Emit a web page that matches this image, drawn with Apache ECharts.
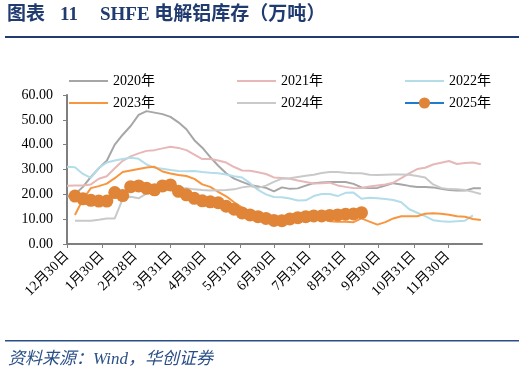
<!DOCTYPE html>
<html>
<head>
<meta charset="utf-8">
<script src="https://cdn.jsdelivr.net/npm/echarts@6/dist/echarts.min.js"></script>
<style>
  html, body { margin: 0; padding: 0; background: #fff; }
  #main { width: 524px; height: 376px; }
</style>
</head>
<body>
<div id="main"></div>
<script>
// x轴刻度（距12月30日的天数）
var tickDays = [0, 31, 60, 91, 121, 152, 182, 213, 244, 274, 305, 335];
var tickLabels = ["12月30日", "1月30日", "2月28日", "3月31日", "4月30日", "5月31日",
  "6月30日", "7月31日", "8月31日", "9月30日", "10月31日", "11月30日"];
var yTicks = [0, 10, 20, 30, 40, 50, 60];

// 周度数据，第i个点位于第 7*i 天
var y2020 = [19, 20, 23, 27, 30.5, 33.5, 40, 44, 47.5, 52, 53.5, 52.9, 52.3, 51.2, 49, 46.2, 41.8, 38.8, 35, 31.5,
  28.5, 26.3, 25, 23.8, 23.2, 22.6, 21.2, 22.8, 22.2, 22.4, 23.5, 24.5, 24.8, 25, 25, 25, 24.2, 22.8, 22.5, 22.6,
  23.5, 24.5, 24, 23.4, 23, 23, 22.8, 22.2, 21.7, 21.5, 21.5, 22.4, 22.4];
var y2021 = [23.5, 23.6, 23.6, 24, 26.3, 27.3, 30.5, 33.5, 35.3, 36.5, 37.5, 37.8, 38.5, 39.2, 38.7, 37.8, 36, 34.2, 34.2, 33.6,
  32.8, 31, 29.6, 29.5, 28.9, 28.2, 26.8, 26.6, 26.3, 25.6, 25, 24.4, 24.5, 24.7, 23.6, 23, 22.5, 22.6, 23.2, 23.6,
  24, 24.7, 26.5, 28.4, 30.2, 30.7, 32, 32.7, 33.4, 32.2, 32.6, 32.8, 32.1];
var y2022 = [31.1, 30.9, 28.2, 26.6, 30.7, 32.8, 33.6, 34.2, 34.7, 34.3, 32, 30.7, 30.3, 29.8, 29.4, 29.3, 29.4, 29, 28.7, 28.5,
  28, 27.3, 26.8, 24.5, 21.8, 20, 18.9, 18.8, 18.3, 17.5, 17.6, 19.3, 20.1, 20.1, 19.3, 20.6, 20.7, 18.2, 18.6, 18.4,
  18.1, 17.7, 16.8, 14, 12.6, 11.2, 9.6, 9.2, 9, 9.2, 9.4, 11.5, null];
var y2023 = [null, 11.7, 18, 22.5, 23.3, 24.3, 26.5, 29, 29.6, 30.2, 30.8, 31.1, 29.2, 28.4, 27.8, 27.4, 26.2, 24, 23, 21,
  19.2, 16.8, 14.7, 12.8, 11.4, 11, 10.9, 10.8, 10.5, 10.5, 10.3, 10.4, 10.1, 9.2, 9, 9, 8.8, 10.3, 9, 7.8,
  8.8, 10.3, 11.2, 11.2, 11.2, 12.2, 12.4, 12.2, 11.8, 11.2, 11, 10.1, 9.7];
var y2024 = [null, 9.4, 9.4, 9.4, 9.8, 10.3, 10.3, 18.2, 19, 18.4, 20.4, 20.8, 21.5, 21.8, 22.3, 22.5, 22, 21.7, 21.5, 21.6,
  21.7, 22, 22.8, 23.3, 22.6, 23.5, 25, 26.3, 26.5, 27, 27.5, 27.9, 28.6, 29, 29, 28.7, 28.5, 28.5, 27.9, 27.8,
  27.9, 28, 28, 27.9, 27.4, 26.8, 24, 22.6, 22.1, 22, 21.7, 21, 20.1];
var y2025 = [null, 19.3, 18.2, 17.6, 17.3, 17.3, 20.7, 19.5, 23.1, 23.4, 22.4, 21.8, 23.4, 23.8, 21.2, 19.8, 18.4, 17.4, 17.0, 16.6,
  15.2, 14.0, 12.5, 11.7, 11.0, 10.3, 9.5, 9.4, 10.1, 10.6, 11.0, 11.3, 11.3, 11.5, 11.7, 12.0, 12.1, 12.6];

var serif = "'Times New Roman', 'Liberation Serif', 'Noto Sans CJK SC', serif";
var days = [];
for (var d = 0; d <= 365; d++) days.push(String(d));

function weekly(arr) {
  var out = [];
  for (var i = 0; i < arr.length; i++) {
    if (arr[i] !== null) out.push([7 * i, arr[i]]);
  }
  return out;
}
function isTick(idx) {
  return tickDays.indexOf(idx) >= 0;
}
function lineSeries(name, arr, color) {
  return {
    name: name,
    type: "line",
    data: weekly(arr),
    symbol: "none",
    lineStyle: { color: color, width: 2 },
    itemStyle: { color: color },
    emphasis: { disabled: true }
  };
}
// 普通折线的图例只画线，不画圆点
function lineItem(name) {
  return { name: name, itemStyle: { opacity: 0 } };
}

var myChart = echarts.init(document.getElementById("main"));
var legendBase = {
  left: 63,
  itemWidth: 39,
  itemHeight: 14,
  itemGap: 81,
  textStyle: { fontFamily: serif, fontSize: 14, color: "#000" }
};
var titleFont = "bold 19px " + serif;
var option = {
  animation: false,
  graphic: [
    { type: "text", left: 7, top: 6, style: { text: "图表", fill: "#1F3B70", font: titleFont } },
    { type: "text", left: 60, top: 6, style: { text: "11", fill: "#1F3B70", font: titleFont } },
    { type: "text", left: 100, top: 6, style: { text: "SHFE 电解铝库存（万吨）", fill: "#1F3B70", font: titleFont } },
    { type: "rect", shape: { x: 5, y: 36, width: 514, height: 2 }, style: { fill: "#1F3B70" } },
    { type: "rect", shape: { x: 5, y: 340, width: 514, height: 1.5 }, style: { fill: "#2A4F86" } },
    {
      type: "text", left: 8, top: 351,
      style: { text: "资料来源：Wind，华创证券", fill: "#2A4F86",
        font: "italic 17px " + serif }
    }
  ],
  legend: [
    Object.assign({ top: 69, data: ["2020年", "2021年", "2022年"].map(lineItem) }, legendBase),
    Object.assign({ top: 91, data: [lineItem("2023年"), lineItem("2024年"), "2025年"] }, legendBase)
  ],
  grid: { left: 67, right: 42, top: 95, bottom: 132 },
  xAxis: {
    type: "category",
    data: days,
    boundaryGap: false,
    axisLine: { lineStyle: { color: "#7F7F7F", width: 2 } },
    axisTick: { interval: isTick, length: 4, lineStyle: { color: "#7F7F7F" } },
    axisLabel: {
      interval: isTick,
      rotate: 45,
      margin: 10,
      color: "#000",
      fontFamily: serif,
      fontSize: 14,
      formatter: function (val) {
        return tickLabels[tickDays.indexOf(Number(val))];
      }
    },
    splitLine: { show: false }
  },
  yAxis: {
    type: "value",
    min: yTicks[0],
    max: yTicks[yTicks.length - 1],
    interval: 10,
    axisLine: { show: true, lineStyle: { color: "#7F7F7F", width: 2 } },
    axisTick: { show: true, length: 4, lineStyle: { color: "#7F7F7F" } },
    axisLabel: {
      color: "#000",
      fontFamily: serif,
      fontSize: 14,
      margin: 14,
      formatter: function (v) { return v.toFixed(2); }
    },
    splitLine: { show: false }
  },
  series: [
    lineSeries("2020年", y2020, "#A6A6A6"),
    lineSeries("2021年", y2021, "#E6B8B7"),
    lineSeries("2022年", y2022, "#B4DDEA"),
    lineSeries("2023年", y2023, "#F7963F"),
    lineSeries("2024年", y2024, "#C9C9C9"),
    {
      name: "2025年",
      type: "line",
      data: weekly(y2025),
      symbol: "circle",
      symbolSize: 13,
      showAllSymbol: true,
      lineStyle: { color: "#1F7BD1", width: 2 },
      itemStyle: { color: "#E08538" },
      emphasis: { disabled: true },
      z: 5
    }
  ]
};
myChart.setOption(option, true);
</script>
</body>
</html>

§

Written problem
In the data above, please extract the lines from the first one through the line with "var yTicks = [0, 10, 20, 30, 40, 50, 60];", exactly, and keep pictures out.

Answer in full
Emit a web page that matches this image, drawn with Apache ECharts.
<!DOCTYPE html>
<html>
<head>
<meta charset="utf-8">
<script src="https://cdn.jsdelivr.net/npm/echarts@6/dist/echarts.min.js"></script>
<style>
  html, body { margin: 0; padding: 0; background: #fff; }
  #main { width: 524px; height: 376px; }
</style>
</head>
<body>
<div id="main"></div>
<script>
// x轴刻度（距12月30日的天数）
var tickDays = [0, 31, 60, 91, 121, 152, 182, 213, 244, 274, 305, 335];
var tickLabels = ["12月30日", "1月30日", "2月28日", "3月31日", "4月30日", "5月31日",
  "6月30日", "7月31日", "8月31日", "9月30日", "10月31日", "11月30日"];
var yTicks = [0, 10, 20, 30, 40, 50, 60];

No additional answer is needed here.